Investing in Stocks Through a Latvian Company

Investing in Stocks Through a Latvian Company

If you’re considering where to establish an investment vehicle for stock investments, a Latvian company offers distinct advantages. These benefits cater to various types of investors, including traders, value investors, and those focused on dividend aristocrats.

The Latvian Corporate Tax System for Stock Investments

Since January 1, 2018, Latvia has implemented a unique corporate income tax system where companies only pay taxes when they distribute dividends or similar payouts to shareholders. This defers the tax payment until profits are distributed, allowing a Latvian company to reinvest undistributed profits indefinitely. Additionally, there’s a special tax exemption available for long-term investors.

Utilizing a Latvian Company: Traders, Value Investors, and Dividend Investors

For Stock Traders

For daily traders, the benefits are clear. A Latvian company doesn’t pay tax on trading profits, regardless of the results. Funds can be reinvested without tax implications, and the company only pays a 20% tax when dividends are distributed. This offers an advantage over individual traders, who must pay a 20% capital gains tax each time they profit. Latvian companies, however, only pay tax when gains are distributed or the company is liquidated.

Key Advantages:

  1. Traders can reinvest gains without immediate tax, increasing available funds for further investment.
  2. The deferred tax payment allows traders to benefit from the time value of money, potentially reducing the tax burden over time.

For Value Investors

Value stocks are typically undervalued based on fundamental ratios like price-to-book or price-to-earnings, often due to market skepticism. Value investors focus on stocks trading at or below intrinsic value, typically with a long-term investment horizon. Latvia’s corporate tax system is particularly beneficial for long-term investors, offering a capital gains tax exemption if stocks are held for more than 36 months. This allows the Latvian company to distribute these gains as tax-free dividends.

Example:
A trader might buy stocks for $1,000, sell them for $2,000 after a month, and continue trading without triggering tax obligations until profits are distributed. Conversely, if a Latvian company buys stocks for $1,000, holds them for three years, and sells them for $4,000, the resulting $3,000 gain can be distributed tax-free.

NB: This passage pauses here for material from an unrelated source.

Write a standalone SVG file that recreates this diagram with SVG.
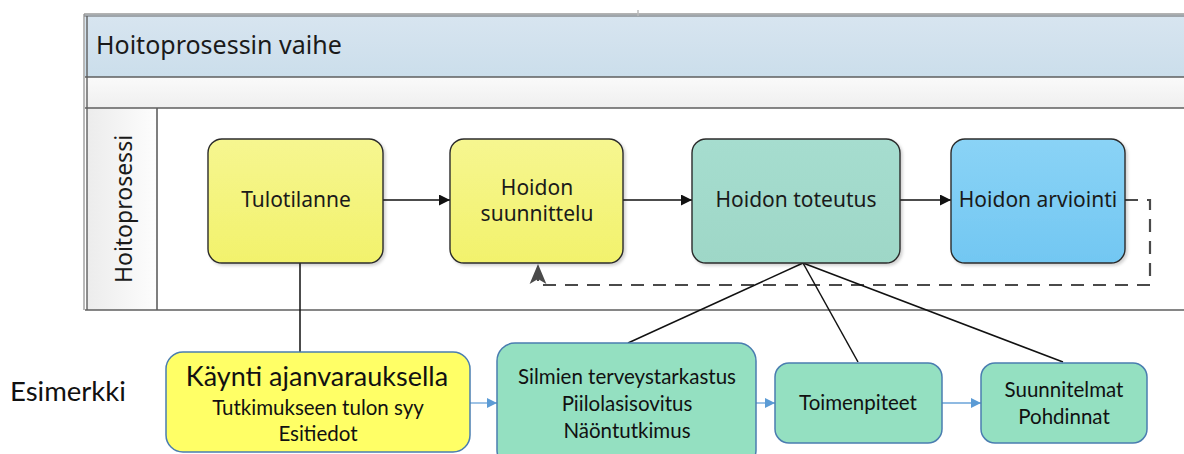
<svg xmlns="http://www.w3.org/2000/svg" width="1184" height="454" viewBox="0 0 1184 454">
<defs>
<linearGradient id="hdr" x1="0" y1="0" x2="0" y2="1"><stop offset="0" stop-color="#d8e5f0"/><stop offset="1" stop-color="#cbdeeb"/></linearGradient>
<linearGradient id="band" x1="0" y1="0" x2="0" y2="1"><stop offset="0" stop-color="#fafafa"/><stop offset="1" stop-color="#efefef"/></linearGradient>
<linearGradient id="lanehdr" x1="0" y1="0" x2="1" y2="0"><stop offset="0" stop-color="#ececec"/><stop offset="1" stop-color="#fdfdfd"/></linearGradient>
<linearGradient id="yel" x1="0" y1="0" x2="0" y2="1"><stop offset="0" stop-color="#f6f690"/><stop offset="1" stop-color="#f2f26c"/></linearGradient>
<linearGradient id="teal" x1="0" y1="0" x2="0" y2="1"><stop offset="0" stop-color="#a6ddcf"/><stop offset="1" stop-color="#9ed7c7"/></linearGradient>
<linearGradient id="blu" x1="0" y1="0" x2="0" y2="1"><stop offset="0" stop-color="#8ad3f6"/><stop offset="1" stop-color="#72c7f2"/></linearGradient>
<marker id="ah" viewBox="0 0 10 10" refX="10" refY="5" markerWidth="11" markerHeight="11" markerUnits="userSpaceOnUse" orient="auto"><path d="M0,0 L10,5 L0,10 z" fill="#111"/></marker>
<marker id="ahg" viewBox="0 0 10 10" refX="10" refY="5" markerWidth="20" markerHeight="20" markerUnits="userSpaceOnUse" orient="auto"><path d="M0,0.8 L10,5 L0,9.2 L2.5,5 z" fill="#4a4a4a"/></marker>
<marker id="ahb" viewBox="0 0 10 10" refX="10" refY="5" markerWidth="10" markerHeight="10" markerUnits="userSpaceOnUse" orient="auto"><path d="M0,0 L10,5 L0,10 z" fill="#5b9bd5"/></marker>
<filter id="sh" x="-5%" y="-5%" width="115%" height="115%"><feDropShadow dx="2" dy="2" stdDeviation="1.5" flood-color="#000" flood-opacity="0.18"/></filter>
</defs>
<style>
.lbl{font-family:"Noto Sans","Open Sans",sans-serif;font-size:21px;fill:#1a1a1a;text-anchor:middle}
.proc{stroke:#2b2b2b;stroke-width:1.4}
.ex{stroke:#4a7db0;stroke-width:1.5}
.cal{font-family:Lato,"Liberation Sans",sans-serif;fill:#111;text-anchor:middle;font-size:20.5px}
.big{font-size:27px}
.pl{stroke:#5e5e5e;stroke-width:1.6;fill:none}
.conn{stroke:#111;stroke-width:1.5;fill:none}
.bl{stroke:#6aa3d8;stroke-width:1.3;fill:none}
</style>
<g id="pool">
<rect x="85" y="14" width="1110" height="63" fill="url(#hdr)"/>
<rect x="85" y="77" width="1110" height="31" fill="url(#band)"/>
<rect x="87" y="108" width="70" height="202" fill="url(#lanehdr)"/>
<line x1="84" y1="14" x2="1184" y2="14" stroke="#9a9a9a" stroke-width="1.5"/>
<line x1="84" y1="16" x2="1184" y2="16" stroke="#666" stroke-width="1.2"/>
<line x1="638" y1="10" x2="638" y2="16" stroke="#bbb" stroke-width="1.5"/>
<line x1="85" y1="77" x2="1184" y2="77" class="pl"/>
<line x1="85" y1="108" x2="1184" y2="108" class="pl"/>
<line x1="85" y1="310" x2="1184" y2="310" class="pl"/>
<line x1="84" y1="14" x2="84" y2="310" stroke="#8a8a8a" stroke-width="1.2"/>
<line x1="87" y1="16" x2="87" y2="310" stroke="#5e5e5e" stroke-width="1.4"/>
<line x1="157" y1="108" x2="157" y2="310" class="pl"/>
<text x="96" y="54" font-family="Noto Sans, Open Sans, sans-serif" font-size="25" fill="#1a1a1a">Hoitoprosessin vaihe</text>
<text transform="translate(132,209) rotate(-90)" font-family="Noto Sans, Open Sans, sans-serif" font-size="23" fill="#1a1a1a" text-anchor="middle">Hoitoprosessi</text>
</g>
<g id="connectors">
<line x1="383" y1="200" x2="450" y2="200" class="conn" marker-end="url(#ah)"/>
<line x1="623" y1="200" x2="692" y2="200" class="conn" marker-end="url(#ah)"/>
<line x1="900" y1="200" x2="951" y2="200" class="conn" marker-end="url(#ah)"/>
<path d="M1125,200 H1150 V285 H538 V264" stroke="#4a4a4a" stroke-width="2.2" fill="none" stroke-dasharray="13,9" marker-end="url(#ahg)"/>
<line x1="300" y1="263" x2="300" y2="352" class="conn"/>
<line x1="803" y1="263" x2="628" y2="343" class="conn"/>
<line x1="803" y1="263" x2="858" y2="362" class="conn"/>
<line x1="803" y1="263" x2="1063" y2="362" class="conn"/>
<line x1="470" y1="403" x2="497" y2="403" class="bl" marker-end="url(#ahb)"/>
<line x1="756" y1="403" x2="775" y2="403" class="bl" marker-end="url(#ahb)"/>
<line x1="942" y1="403" x2="981" y2="403" class="bl" marker-end="url(#ahb)"/>
</g>
<g id="tulotilanne">
<rect x="208" y="139" width="175" height="124" rx="14" fill="url(#yel)" class="proc" filter="url(#sh)"/>
<text x="296" y="207" class="lbl">Tulotilanne</text>
</g>
<g id="suunnittelu">
<rect x="450" y="139" width="173" height="124" rx="14" fill="url(#yel)" class="proc" filter="url(#sh)"/>
<text x="537" y="195" class="lbl">Hoidon</text>
<text x="537" y="221" class="lbl">suunnittelu</text>
</g>
<g id="toteutus">
<rect x="692" y="139" width="208" height="124" rx="14" fill="url(#teal)" class="proc" filter="url(#sh)"/>
<text x="796" y="207" class="lbl">Hoidon toteutus</text>
</g>
<g id="arviointi">
<rect x="951" y="139" width="174" height="124" rx="14" fill="url(#blu)" class="proc" filter="url(#sh)"/>
<text x="1038" y="207" class="lbl">Hoidon arviointi</text>
</g>
<g id="esimerkki">
<text x="10" y="401" font-family="Lato, Liberation Sans, sans-serif" font-size="27.5" fill="#111">Esimerkki</text>
</g>
<g id="kaynti">
<rect x="166" y="352" width="304" height="100" rx="17" fill="#ffff66" class="ex"/>
<text x="317" y="386" class="cal big">Käynti ajanvarauksella</text>
<text x="318" y="415" class="cal">Tutkimukseen tulon syy</text>
<text x="318" y="441" class="cal">Esitiedot</text>
</g>
<g id="silmien">
<rect x="497" y="343" width="259" height="125" rx="18" fill="#94e0c1" class="ex"/>
<text x="627" y="384" class="cal">Silmien terveystarkastus</text>
<text x="627" y="411" class="cal">Piilolasisovitus</text>
<text x="627" y="438" class="cal">Näöntutkimus</text>
</g>
<g id="toimenpiteet">
<rect x="775" y="363" width="167" height="80" rx="14" fill="#94e0c1" class="ex"/>
<text x="858" y="410" class="cal">Toimenpiteet</text>
</g>
<g id="suunnitelmat">
<rect x="981" y="363" width="166" height="80" rx="14" fill="#94e0c1" class="ex"/>
<text x="1064" y="397" class="cal">Suunnitelmat</text>
<text x="1064" y="424" class="cal">Pohdinnat</text>
</g>
</svg>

For Growth Stock Investors

Growth stocks are from companies expected to outpace their peers, often trading at high valuations due to anticipated rapid growth. Investors typically aim to profit from capital gains rather than dividends. For these investors, Latvia’s long-term capital gains exemption is especially attractive, making it a favorable option for those investing in growth stocks with a long-term perspective.

For Dividend Aristocrat Investors

Investing in dividend-paying stocks (dividend aristocrats) is particularly appealing when the market is stagnant or declining. Under Latvian tax rules, inbound dividends are exempt from corporate income tax, provided the dividend payer has paid corporate tax in its country. When these dividends are redistributed by a Latvian company, they remain tax-free.

Additional Benefits:

  • If the individual shareholder becomes a Latvian tax resident, neither the company nor the shareholder pays tax on flow-through dividends.
  • Alternatively, shareholders can choose to be tax residents in a country where dividend income is exempt, allowing dividends received by a Latvian company to pass through to the shareholder tax-free.

Conclusion

Investors of all types can leverage the Latvian corporate tax regime, especially those with long-term goals that include not just investing but also residing in Latvia. Even if residency isn’t a consideration, a Latvian company remains a valuable tool for investing in global stocks.